A useful book! Yes, as you'll see. But Galloway sullies it with over-the-top use of four letter words. That's sort of sickening to a reader like me. I guess it's his device to hook a certain audience.
But, well, Galloway isn't a theologian. He's a marketing prof, oriented to sell. Apparently he (and some politicians) believe that dirty language sells, and helps to sell even a semi-academic book.
Let's skip all that and go on to the meat: Galloway really does dissect "The Hidden DNA of Amazon, Apple, Facebook, and Google." He emerges from dissection with thoughts we all need to understand.
A great example: in his final forty pages he identifies four assets a young person needs to sell one's skills to the high paying, talent-driven and global-reaching Four.
As Galloway points out, The Four pay in huge dollops but employ relatively few. The Four know how to make money and redistribute it to their highly talented workforce. A vast reach and relatively low business expense leads to big wealth.
I like this sentence: ". . .it's never been a better time to be exceptional, or a worse time to be average." (p. 230.)
So here it is: You are your product. Here's what you need to sell yourself to the Four Giants.

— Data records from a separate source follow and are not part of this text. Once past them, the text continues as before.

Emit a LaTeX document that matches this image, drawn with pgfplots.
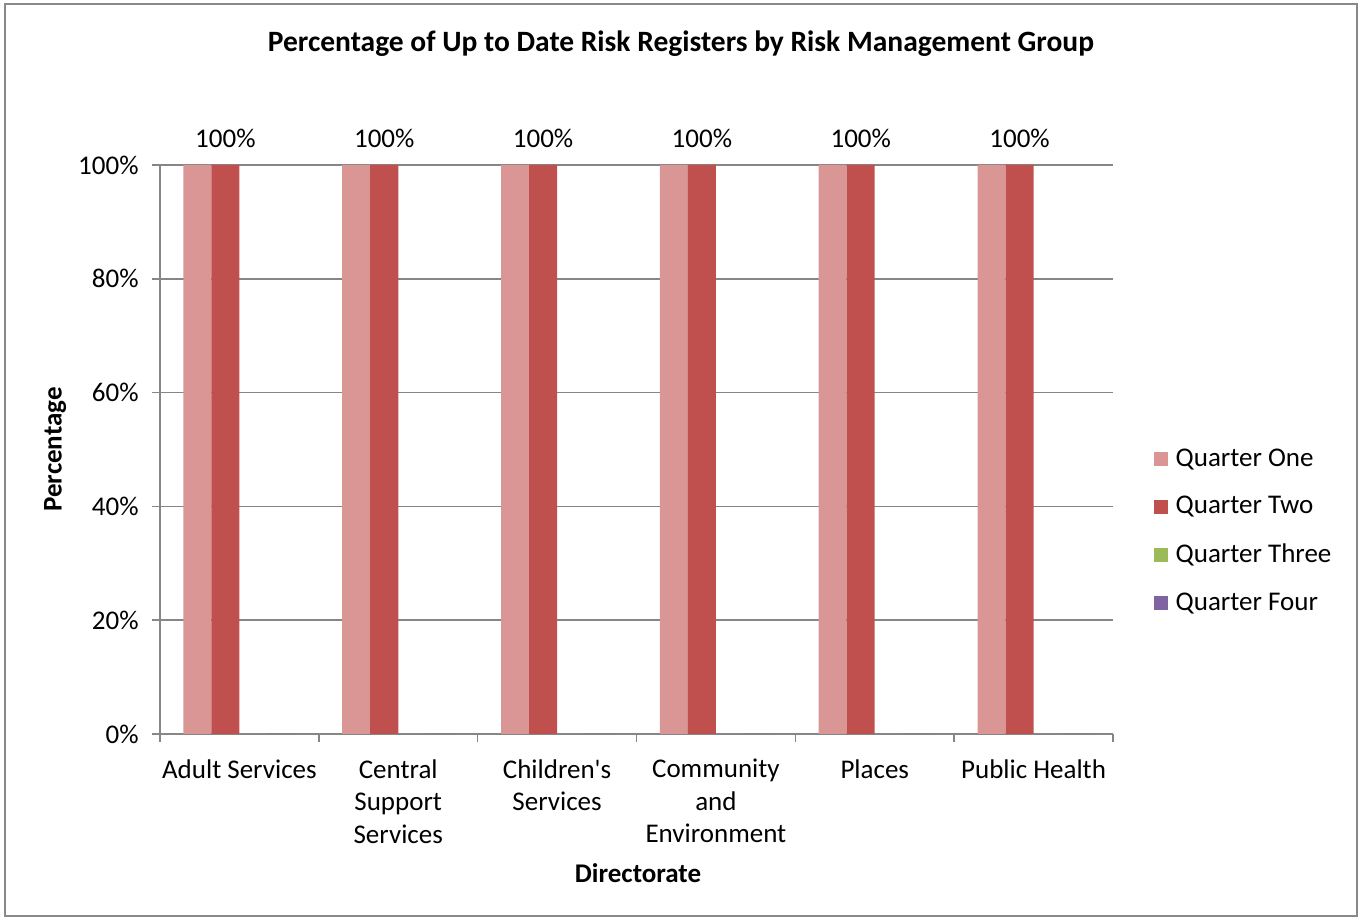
\documentclass[border=0pt]{standalone}
\usepackage{pgfplots}
\pgfplotsset{compat=1.18}
\usepackage{fontspec}
\setmainfont{Carlito}

\definecolor{qone}{RGB}{217,150,148}
\definecolor{qtwo}{RGB}{192,80,77}
\definecolor{qthree}{RGB}{155,187,89}
\definecolor{qfour}{RGB}{128,100,162}
\definecolor{gridgray}{RGB}{134,134,134}
\definecolor{framegray}{RGB}{137,137,137}

% Share of up-to-date risk registers per directorate (percent)
\pgfplotstableread{
x q1 q2 q3 q4
0 100 100 0 0
1 100 100 0 0
2 100 100 0 0
3 100 100 0 0
4 100 100 0 0
5 100 100 0 0
}\registers

\begin{document}
\fontsize{13.5}{16.25}\selectfont
\begin{tikzpicture}
% chart area frame
\path[use as bounding box] (0pt,0pt) rectangle (681pt,460pt);
\draw[framegray, line width=1.2pt] (2.5pt,2pt) rectangle (678.5pt,458pt);
\node[font=\bfseries\fontsize{14.75}{17}\selectfont] at (340.5pt,438pt) {Percentage of Up to Date Risk Registers by Risk Management Group};

\begin{axis}[
  at={(80pt,93pt)}, anchor=south west,
  scale only axis,
  width=476.5pt, height=284.5pt,
  ybar=0pt, bar width=14pt,
  xmin=-0.5, xmax=5.5,
  ymin=0, ymax=100,
  xtick={0,...,5},
  xticklabels={Adult Services, Central\\Support\\Services, Children\textquotesingle s\\Services, Community\\and\\Environment, Places, Public Health},
  x tick label style={align=center, font=\fontsize{13.5}{16.25}\selectfont, yshift=-4pt},
  major x tick style={draw=none},
  minor xtick={-0.5,0.5,...,5.5},
  minor x tick style={gridgray, line width=0.8pt},
  ytick={0,20,...,100},
  yticklabel={\pgfmathprintnumber{\tick}\%},
  y tick label style={font=\fontsize{13.5}{16.25}\selectfont, xshift=-2pt},
  /pgf/number format/assume math mode=true,
  tick align=outside,
  major tick length=4pt, minor tick length=4pt,
  y tick style={gridgray, line width=0.8pt},
  ymajorgrids,
  grid style={gridgray, line width=0.8pt},
  axis x line*=bottom, axis y line*=left,
  axis line style={gridgray, line width=0.8pt, -},
  xlabel={\textbf{Directorate}},
  ylabel={\textbf{Percentage}},
  xlabel style={at={(axis description cs:0.5016,-0.244)}, anchor=center},
  ylabel style={at={(axis description cs:-0.110,0.5)}, anchor=center, rotate=0},
  label style={font=\fontsize{13.5}{16.25}\selectfont},
  legend style={at={(axis description cs:1.036,0.356)}, anchor=west, draw=none,
    font=\fontsize{13.5}{16.25}\selectfont, row sep=9pt, cells={anchor=west}},
  legend image code/.code={\fill[#1] (1pt,-3.5pt) rectangle (8pt,3.5pt); \path (10pt,0pt);},
  clip=false,
]
\addplot[fill=qone, draw=none] table[x=x, y=q1] {\registers};
\addplot[fill=qtwo, draw=none,
  nodes near coords={\pgfmathprintnumber{\pgfplotspointmeta}\%},
  nodes near coords style={anchor=center, yshift=13.5pt, text=black, font=\fontsize{13.5}{16.25}\selectfont, /pgf/number format/assume math mode=true}]
  table[x=x, y=q2] {\registers};
\addplot[fill=qthree, draw=none] table[x=x, y=q3] {\registers};
\addplot[fill=qfour, draw=none] table[x=x, y=q4] {\registers};
\legend{Quarter One, Quarter Two, Quarter Three, Quarter Four}
\end{axis}
\end{tikzpicture}
\end{document}
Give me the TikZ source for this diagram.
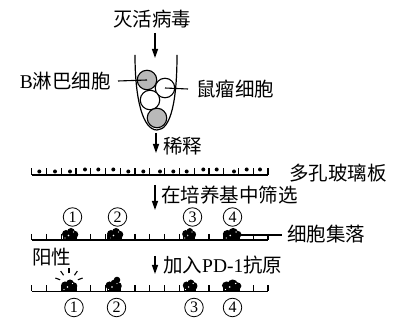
\documentclass[tikz,border=0pt]{standalone}
\usepackage{fontspec}
\setmainfont{Liberation Serif}
\newfontfamily\cjk{Noto Sans CJK SC}
\usetikzlibrary{arrows.meta}

\tikzset{
  colonyblob/.pic={
    \fill (-7,0) rectangle (7,-5);
    \fill (-4,-6) circle[radius=4pt];
    \fill (1,-8) circle[radius=4pt];
    \fill (4.5,-5.5) circle[radius=3.8pt];
    \fill[white] (-1.5,-4.5) circle[radius=0.8pt];
    \fill[white] (3.5,-8) circle[radius=0.7pt];
    \fill[white] (-5,-2) circle[radius=0.6pt];
  }
}

\begin{document}
\begin{tikzpicture}[x=1pt,y=-1pt,
  lbl/.style={inner sep=0pt, font=\cjk\fontsize{19.5pt}{22pt}\selectfont},
  flow/.style={line width=1.3pt, -{Triangle[length=9pt,width=6pt]}},
  cellw/.style={circle, draw, line width=1.1pt, fill=white, minimum size=19.5pt, inner sep=0pt},
  cellg/.style={cellw, fill=gray!55},
  num/.style={circle, draw, line width=0.8pt, minimum size=18.5pt, inner sep=0pt,
              font=\fontsize{16pt}{16pt}\selectfont},
  wall/.style={line width=1.2pt},
  lead/.style={line width=1.1pt}]
\useasboundingbox (0,0) rectangle (397,320);

% ---- fusion tube with the two cell types ----
\draw[wall] (135,55) .. controls (135,100) and (143,130) .. (157,130)
            .. controls (171,130) and (177,100) .. (177,55);
\node[cellg] (g1) at (147,80) {};
\node[cellw] (w1) at (165,88) {};
\node[cellw] (w2) at (150,100) {};
\node[cellg] (g2) at (157,118) {};

\node[lbl] (virus) at (152.5,19) {灭活病毒};
\node[lbl, anchor=east] (bcell) at (111,81) {{\rmfamily B}淋巴细胞};
\node[lbl, anchor=west] (myeloma) at (196,89) {鼠瘤细胞};
\draw[lead] ([xshift=7pt]bcell.east) -- (g1.center);
\draw[lead] (w1.center) -- ([xshift=-8pt]myeloma.west);

\coordinate (a1s) at (155,33);  \coordinate (a1e) at (155,58);
\draw[flow] (a1s) -- (a1e);

% ---- dilution into the multi-well plate ----
\coordinate (a2s) at (156,133); \coordinate (a2e) at (156,153);
\draw[flow] (a2s) -- (a2e);
\node[lbl, anchor=west] (dilute) at (163,146) {稀释};

\draw[wall] (31.7,175) -- (268,175);
\foreach \i in {0,...,16}
  \draw[wall] (31.7+\i*14.77,168.5) -- (31.7+\i*14.77,175);
\foreach \x/\y in {39.3/171.5, 55/171.5, 70/171.5, 85/169.5, 98.3/169.5,
                   113.3/169.5, 128.3/171.5, 143.3/171.5, 160/171.5, 173.3/171.5,
                   186.7/171.5, 203.3/169.5, 216.7/169.5, 234/171.5, 246.7/169.5,
                   260/169.5}
  \fill (\x,\y) circle[radius=2pt];
\node[lbl, anchor=west] (plate) at (289,173.5) {多孔玻璃板};

% ---- screening: colonies ----
\coordinate (a3s) at (155,185); \coordinate (a3e) at (155,210);
\draw[flow] (a3s) -- (a3e);
\node[lbl, anchor=west] (screen) at (161,195) {在培养基中筛选};

\node[num] (n1a) at (72.5,217) {1};
\node[num] (n2a) at (117.5,217) {2};
\node[num] (n3a) at (192.5,217) {3};
\node[num] (n4a) at (232.5,217) {4};

\draw[wall] (31.7,240) -- (268,240);
\foreach \i in {0,...,16}
  \draw[wall] (31.7+\i*14.77,234) -- (31.7+\i*14.77,240);
\pic at (70,240) {colonyblob};
\pic at (115,240) {colonyblob};
\fill (106.5,240) rectangle (109.5,235.5);
\pic[xscale=0.85] at (189,240) {colonyblob};
\pic[xscale=1.15] at (232,240) {colonyblob};

\node[lbl, anchor=west] (colonies) at (287,234) {细胞集落};
\coordinate (c4r) at (238,235);
\draw[lead] (c4r) -- ([xshift=-5pt]colonies.west |- c4r);

% ---- PD-1 antigen test ----
\coordinate (a4s) at (155,256); \coordinate (a4e) at (155,274);
\draw[flow] (a4s) -- (a4e);
\node[lbl, anchor=west] (antigen) at (163,265.5) {加入{\rmfamily PD-1}抗原};
\node[lbl, anchor=west] (positive) at (32,257) {阳性};

\draw[wall] (31.7,291.5) -- (268,291.5);
\foreach \i in {0,...,16}
  \draw[wall] (31.7+\i*14.77,285.5) -- (31.7+\i*14.77,291.5);
\pic at (69,291.5) {colonyblob};
\pic at (113.5,291.5) {colonyblob};
\fill (117,280) circle[radius=3.3pt];
\pic[xscale=0.9] at (190,291.5) {colonyblob};
\pic[xscale=1.2] at (231.5,291.5) {colonyblob};

% glow rays over the positive colony
\coordinate (glow) at (69,283);
\foreach \a in {-160,-125,-90,-55,-20}
  \draw[line width=1.1pt] (glow) ++(\a:9.5) -- ++(\a:5);

\node[num] (n1b) at (74,307.5) {1};
\node[num] (n2b) at (116.5,307.5) {2};
\node[num] (n3b) at (194,307.5) {3};
\node[num] (n4b) at (232.5,307.5) {4};
\end{tikzpicture}
\end{document}
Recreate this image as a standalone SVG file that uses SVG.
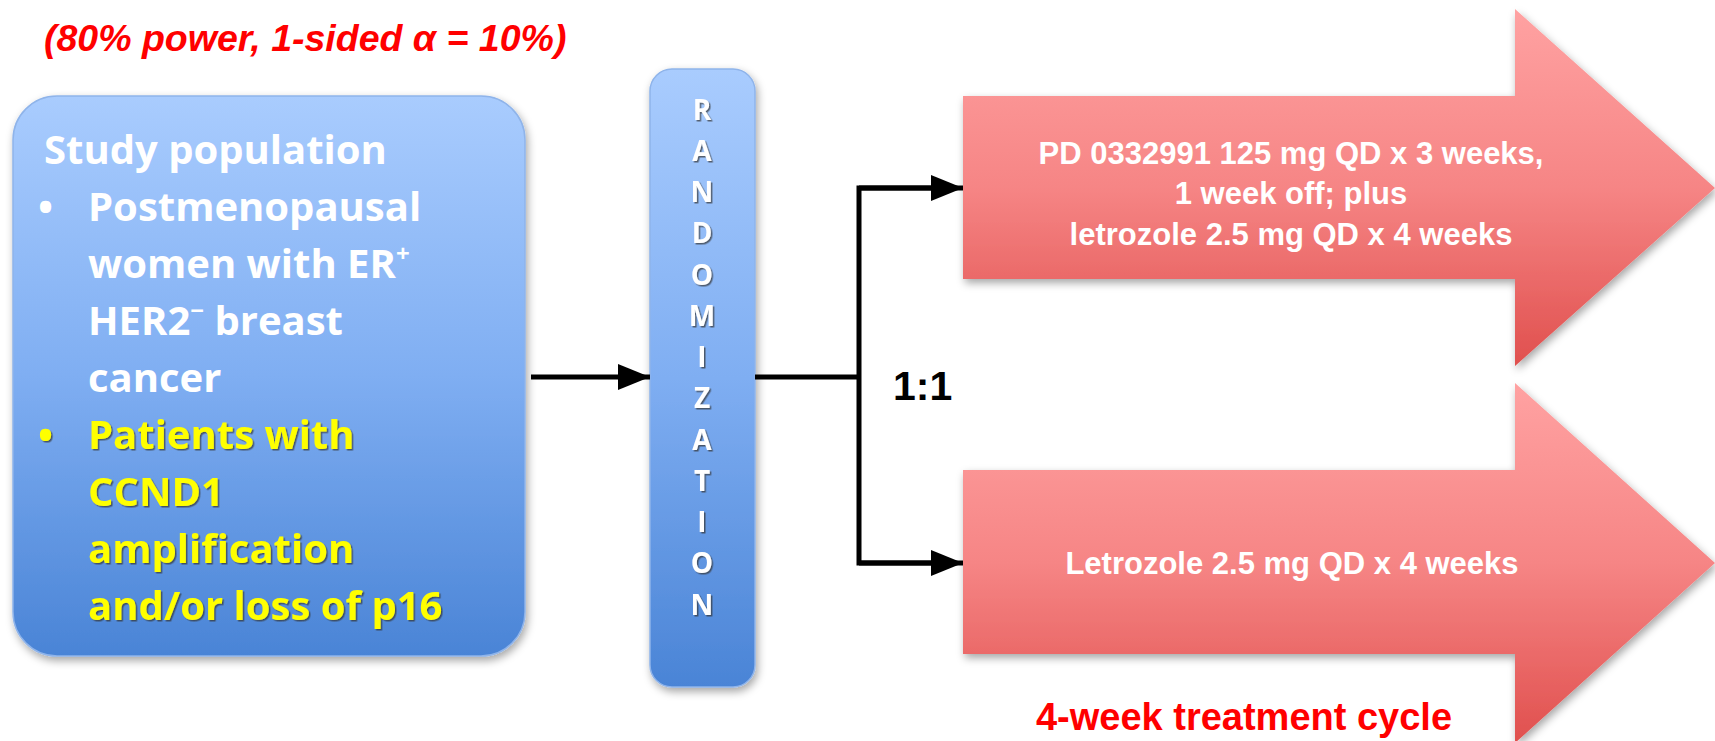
<svg xmlns="http://www.w3.org/2000/svg" width="1715" height="741" viewBox="0 0 1715 741">
<defs>
<linearGradient id="blueG" x1="0" y1="0" x2="0" y2="1">
<stop offset="0" stop-color="#A9CCFE"/>
<stop offset="0.5" stop-color="#7FAEF2"/>
<stop offset="1" stop-color="#4A84D6"/>
</linearGradient>
<linearGradient id="redG" x1="0" y1="0" x2="0" y2="1">
<stop offset="0" stop-color="#FFA2A2"/>
<stop offset="0.5" stop-color="#F68585"/>
<stop offset="1" stop-color="#E0504E"/>
</linearGradient>
<filter id="shadow" x="-10%" y="-10%" width="130%" height="130%">
<feDropShadow dx="2" dy="4" stdDeviation="4" flood-color="#000" flood-opacity="0.35"/>
</filter>
<filter id="tshadow" x="-5%" y="-20%" width="110%" height="150%">
<feDropShadow dx="1.5" dy="1.5" stdDeviation="0.6" flood-color="#333" flood-opacity="0.7"/>
</filter>
<marker id="ah" viewBox="0 0 32 26" refX="32" refY="13" markerWidth="32" markerHeight="26" markerUnits="userSpaceOnUse" orient="auto">
<path d="M0,0 L32,13 L0,26 Z" fill="#000"/>
</marker>
<style>
.pop{font-family:"Open Sans","Liberation Sans",sans-serif;font-weight:bold;font-size:40px;fill:#fff}
.yel{fill:#FFFF00}
.rnd{font-family:"Open Sans","Liberation Sans",sans-serif;font-weight:bold;font-size:28px;fill:#fff;text-anchor:middle}
.arm{font-family:"Liberation Sans",sans-serif;font-weight:bold;font-size:31px;fill:#fff;text-anchor:middle}
.red{font-family:"Liberation Sans",sans-serif;font-weight:bold;fill:#FF0000}
.con{fill:none;stroke:#000;stroke-width:5}
</style>
</defs>
<rect width="1715" height="741" fill="#fff"/>

<text class="red" x="44" y="51" font-size="37.5" font-style="italic">(80% power, 1-sided α = 10%)</text>

<g id="population">
<rect x="13" y="96" width="512" height="560" rx="44" fill="url(#blueG)" stroke="#8FB4EA" stroke-width="1.5" filter="url(#shadow)"/>
<text class="pop" x="44" y="164">Study population</text>
<text class="pop" x="38" y="221">•</text>
<text class="pop" x="88" y="221">Postmenopausal</text>
<text class="pop" x="88" y="278">women with ER<tspan font-size="24" dy="-16">+</tspan></text>
<text class="pop" x="88" y="335">HER2<tspan font-size="24" dy="-16">−</tspan><tspan dy="16"> breast</tspan></text>
<text class="pop" x="88" y="392">cancer</text>
<g filter="url(#tshadow)">
<text class="pop yel" x="38" y="449">•</text>
<text class="pop yel" x="88" y="449">Patients with</text>
<text class="pop yel" x="88" y="506">CCND1</text>
<text class="pop yel" x="88" y="563">amplification</text>
<text class="pop yel" x="88" y="620">and/or loss of p16</text>
</g>
</g>

<g id="randomization">
<rect x="650" y="69" width="105" height="618" rx="22" fill="url(#blueG)" stroke="#8FB4EA" stroke-width="1.5" filter="url(#shadow)"/>
<g filter="url(#tshadow)">
<text class="rnd" x="702" y="120">R</text>
<text class="rnd" x="702" y="161">A</text>
<text class="rnd" x="702" y="202">N</text>
<text class="rnd" x="702" y="243">D</text>
<text class="rnd" x="702" y="285">O</text>
<text class="rnd" x="702" y="326">M</text>
<text class="rnd" x="702" y="367">I</text>
<text class="rnd" x="702" y="408">Z</text>
<text class="rnd" x="702" y="450">A</text>
<text class="rnd" x="702" y="491">T</text>
<text class="rnd" x="702" y="532">I</text>
<text class="rnd" x="702" y="573">O</text>
<text class="rnd" x="702" y="615">N</text>
</g>
</g>

<g id="arm1">
<path d="M963,96 L1515,96 L1515,9 L1715,188 L1515,366 L1515,279 L963,279 Z" fill="url(#redG)" filter="url(#shadow)"/>
<text class="arm" x="1291" y="164">PD 0332991 125 mg QD x 3 weeks,</text>
<text class="arm" x="1291" y="204">1 week off; plus</text>
<text class="arm" x="1291" y="245">letrozole 2.5 mg QD x 4 weeks</text>
</g>

<g id="arm2">
<path d="M963,470 L1515,470 L1515,383 L1715,563 L1515,743 L1515,654 L963,654 Z" fill="url(#redG)" filter="url(#shadow)"/>
<text class="arm" x="1292" y="574">Letrozole 2.5 mg QD x 4 weeks</text>
</g>

<g id="connectors">
<line class="con" x1="531" y1="377" x2="650" y2="377" marker-end="url(#ah)"/>
<polyline class="con" points="755,377 859,377"/>
<polyline class="con" points="935,188 859,188 859,563 935,563"/>
<line class="con" x1="859" y1="188" x2="963" y2="188" marker-end="url(#ah)"/>
<line class="con" x1="859" y1="563" x2="963" y2="563" marker-end="url(#ah)"/>
</g>

<text x="893" y="400" font-family="Liberation Sans, sans-serif" font-weight="bold" font-size="41" fill="#000">1:1</text>
<text class="red" x="1244" y="730" font-size="38" text-anchor="middle">4-week treatment cycle</text>
</svg>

- Curiosity. (p. 235). So crucial to success.
- Ownership: (p. 235). Own your task, your project, your business.
- An outstanding education. (p. 238.)
- Live in a city. London, New York City, Seattle. Opportunity is concentrated.(p. 240.)
P.S. The book raises a host of issues for me.
- As the rich increasingly dominate, how will democracy, which relies on wealth distribution, survive?
- Does the newly-connected world help or hinder winning the challenge of global warming?
- Are the Four just a current version of The Four Horsemen of the Apocalypse: Death, Famine, War and Conquest? And thus as threats to human existence?